I’ve been here before.
4 - BEEN
handwriting things more frequently this month. Been trying to make sure I can still write things by hand, can still make things legible without a computer because a part of me things we may not have them a few units of time from now. I took a course on experimental writing with Ariel Chu and today I tried to put it into praxis/practice. I made a map knowing I do not think in maps, but knowing I would manage to fill it. I pictured myself on the black page and muttered I’ve been before and that was my anchor. Each word an unlikely invitation. I knew how things started, but not where things would. I do not know the proper orientation of this piece (ironic). I know where I started but when I try to collapse the partial pyramid into two dimensions I am not entirely sold on where I should start. I know what chronology dictates, but why do I need to be bound by linearity.
1 - I’VE
played a game with a friend once several lifetimes ago. We locked eyes and she asked me questions. Memories and idealizations, factual recall and basic arithmetic. Apparently, the eyes dart as the brain tries to fire the correct neurons. I’ve never played the game a second time. I have tried to replicated my habits (I did so on a train to Kansas City once), but observation and knowing changes the outcome. I played a different game once. It’s also a type of game you can only truly place once. It had no formal title, just a clickbait title of “How to get to know someone deeply” that I remembered years later to find this exercise about a desert, a garden, a cube, a horse, or at least it was something like that set.
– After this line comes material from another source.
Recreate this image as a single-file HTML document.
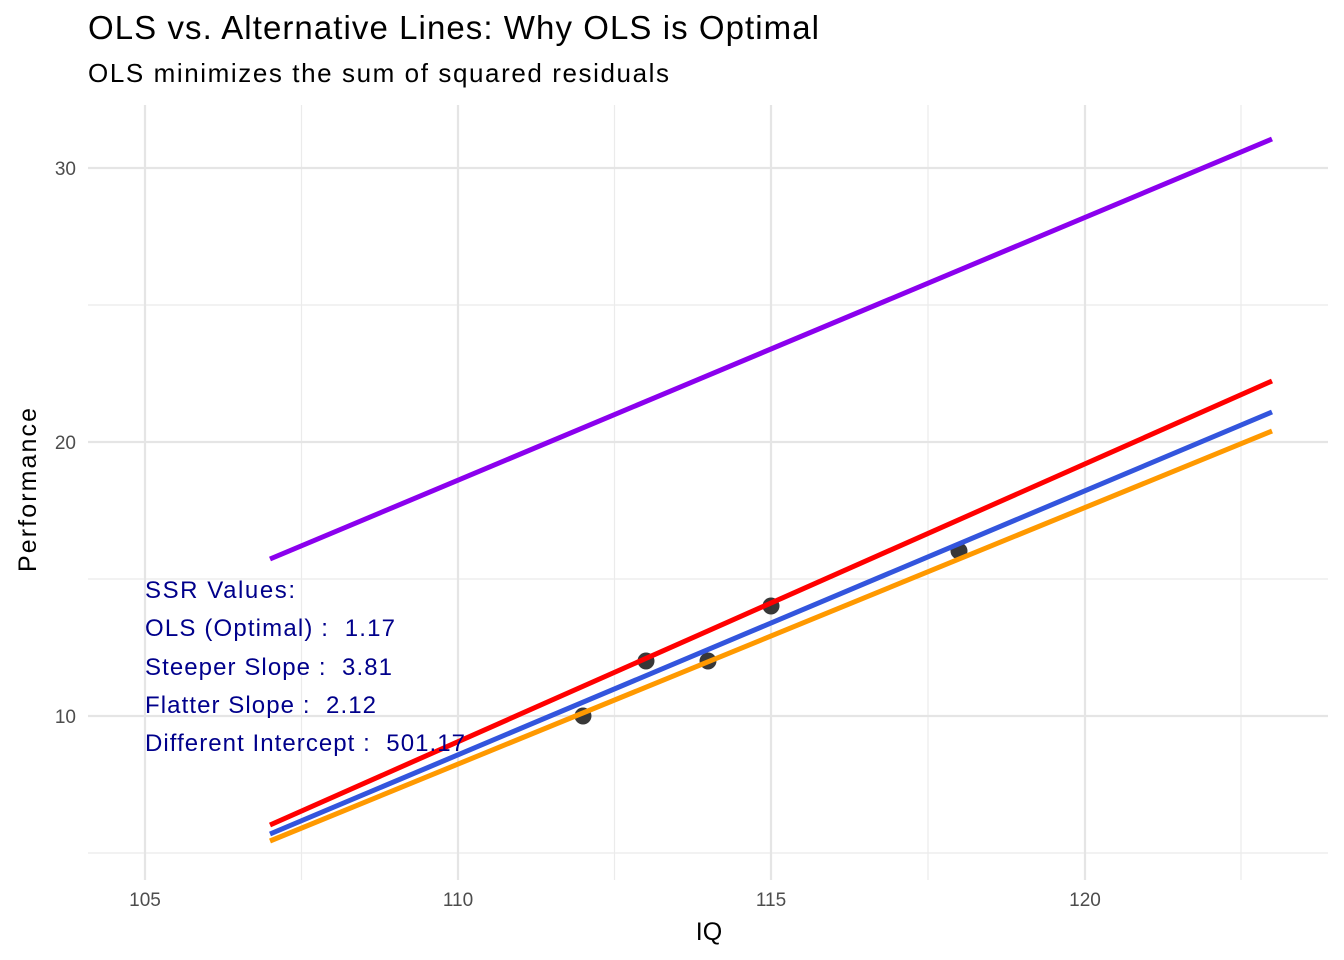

All I distinctively remember is my was mechanical in nature, a beast of burden made specifically to be a beast of burden, and I don’t remember what that meant about me.
2 - BEFORE
I ever looked into getting a Master of Science of Education, long before really, I remember in my junior year of high school, my AP World History teacher, Mr. Fisher was learning about pedagogy and had drawn a map of all the different learning methods and practices. Years, nearly decades really, I still have the vague imprint of this mental map. I do not think in continuous space and region. I ascribe to discrete schema, the structure, file paths, and folders. I think in reference and markup, embedded links, and pointers. You ever think about how sometimes you get lucky? That happenstance had your back and you managed to find the nicest niche, a space only could fill. Do ever think about space? The vastness of it all. What is and what is not. Inherent contradiction. Complimentary causation.

3 - HERE
is an infinite canvas made finite. Scott McCloud in Making Comics or Understanding Comics introduced me to the concept of an infinite canvas. How in digital space, space is theoretically infinite. His unfinished comic, The Perfect Number, illustrated that. Each panel had every other panel embedded. you’d click to zoom in and go deeper, much like the protagonist’s own obsession. The infinite is inherently terrifying. Humanity does not do well with the indefinite, or definitely large for that matter either. I think a lot about the fact i do not think in panels. You would think as someone good with the discrete would be or at least willing to, but I think more in fractals. I think more in cyclical repetition. I think in measuring coastlines and getting lost tracing the outlines of grains of sand. Everything is an hour glass if you think about it. Every body keeps track of time one way or another.